The task: How many lines of these entries hold the string "page"? Answer with the number alone.

....................

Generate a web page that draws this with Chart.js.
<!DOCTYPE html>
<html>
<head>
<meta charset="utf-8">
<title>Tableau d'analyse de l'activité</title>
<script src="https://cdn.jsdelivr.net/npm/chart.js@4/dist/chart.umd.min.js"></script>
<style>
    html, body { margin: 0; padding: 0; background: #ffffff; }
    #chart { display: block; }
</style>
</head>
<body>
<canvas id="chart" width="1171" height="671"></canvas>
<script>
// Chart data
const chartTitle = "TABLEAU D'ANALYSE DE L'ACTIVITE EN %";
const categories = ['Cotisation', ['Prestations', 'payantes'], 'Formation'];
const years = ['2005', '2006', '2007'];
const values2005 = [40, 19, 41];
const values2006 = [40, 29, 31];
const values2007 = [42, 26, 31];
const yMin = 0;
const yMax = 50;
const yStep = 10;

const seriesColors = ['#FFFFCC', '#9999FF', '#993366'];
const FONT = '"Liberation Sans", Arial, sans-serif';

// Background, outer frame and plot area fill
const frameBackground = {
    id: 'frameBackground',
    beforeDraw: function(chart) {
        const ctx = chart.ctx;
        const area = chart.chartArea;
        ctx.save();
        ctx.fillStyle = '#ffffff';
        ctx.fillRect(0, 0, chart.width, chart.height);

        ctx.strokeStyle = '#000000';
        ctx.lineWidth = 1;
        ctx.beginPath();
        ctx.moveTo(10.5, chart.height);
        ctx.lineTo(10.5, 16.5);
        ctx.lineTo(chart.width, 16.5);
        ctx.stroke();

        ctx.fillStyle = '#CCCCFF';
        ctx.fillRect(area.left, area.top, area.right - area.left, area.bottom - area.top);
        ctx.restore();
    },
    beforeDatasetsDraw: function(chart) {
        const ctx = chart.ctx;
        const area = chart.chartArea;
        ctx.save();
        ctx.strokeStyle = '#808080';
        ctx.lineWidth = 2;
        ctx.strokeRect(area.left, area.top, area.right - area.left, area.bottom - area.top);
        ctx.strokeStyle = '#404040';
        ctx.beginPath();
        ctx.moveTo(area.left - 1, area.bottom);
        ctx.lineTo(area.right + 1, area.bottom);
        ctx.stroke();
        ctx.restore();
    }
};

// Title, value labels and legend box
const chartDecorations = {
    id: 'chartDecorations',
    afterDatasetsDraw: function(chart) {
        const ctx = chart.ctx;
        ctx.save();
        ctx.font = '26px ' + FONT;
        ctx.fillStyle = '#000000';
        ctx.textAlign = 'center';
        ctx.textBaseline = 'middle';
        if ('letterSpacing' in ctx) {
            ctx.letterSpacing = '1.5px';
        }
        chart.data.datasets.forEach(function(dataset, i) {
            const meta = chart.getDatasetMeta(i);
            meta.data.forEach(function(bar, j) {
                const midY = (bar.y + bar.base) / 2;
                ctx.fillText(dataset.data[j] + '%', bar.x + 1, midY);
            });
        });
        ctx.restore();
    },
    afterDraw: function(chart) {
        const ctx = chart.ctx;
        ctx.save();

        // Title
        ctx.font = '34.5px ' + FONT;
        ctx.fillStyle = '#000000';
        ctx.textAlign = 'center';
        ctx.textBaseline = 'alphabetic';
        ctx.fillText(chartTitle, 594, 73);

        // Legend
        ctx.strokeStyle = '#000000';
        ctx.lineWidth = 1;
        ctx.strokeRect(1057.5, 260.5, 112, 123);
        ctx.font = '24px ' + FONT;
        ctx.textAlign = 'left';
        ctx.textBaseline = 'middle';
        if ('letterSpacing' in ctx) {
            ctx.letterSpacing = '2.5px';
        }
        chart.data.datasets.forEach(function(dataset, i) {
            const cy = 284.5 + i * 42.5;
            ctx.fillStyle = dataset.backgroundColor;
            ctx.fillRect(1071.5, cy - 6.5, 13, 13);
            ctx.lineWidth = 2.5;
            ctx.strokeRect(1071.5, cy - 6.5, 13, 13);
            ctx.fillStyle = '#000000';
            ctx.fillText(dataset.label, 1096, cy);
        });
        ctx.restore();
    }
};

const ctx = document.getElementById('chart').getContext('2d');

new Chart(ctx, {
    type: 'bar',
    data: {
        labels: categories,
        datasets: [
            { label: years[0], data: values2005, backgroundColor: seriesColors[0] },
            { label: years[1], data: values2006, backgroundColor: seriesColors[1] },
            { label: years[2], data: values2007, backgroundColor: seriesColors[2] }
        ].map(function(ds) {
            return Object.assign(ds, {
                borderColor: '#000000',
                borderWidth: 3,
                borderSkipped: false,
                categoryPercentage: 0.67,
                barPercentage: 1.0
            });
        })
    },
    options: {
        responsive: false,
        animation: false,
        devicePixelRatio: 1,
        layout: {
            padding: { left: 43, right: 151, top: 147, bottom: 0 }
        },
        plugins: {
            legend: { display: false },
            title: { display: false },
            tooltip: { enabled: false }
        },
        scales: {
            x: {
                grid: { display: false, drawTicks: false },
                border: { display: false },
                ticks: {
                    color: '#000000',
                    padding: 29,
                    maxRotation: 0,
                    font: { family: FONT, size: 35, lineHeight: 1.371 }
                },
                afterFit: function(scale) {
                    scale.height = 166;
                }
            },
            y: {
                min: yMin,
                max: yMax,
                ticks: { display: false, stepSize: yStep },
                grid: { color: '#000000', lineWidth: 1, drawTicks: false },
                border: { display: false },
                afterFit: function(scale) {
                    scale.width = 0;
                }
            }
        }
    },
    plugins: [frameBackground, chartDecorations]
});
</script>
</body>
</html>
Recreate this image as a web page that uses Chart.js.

....................

Task solution: 2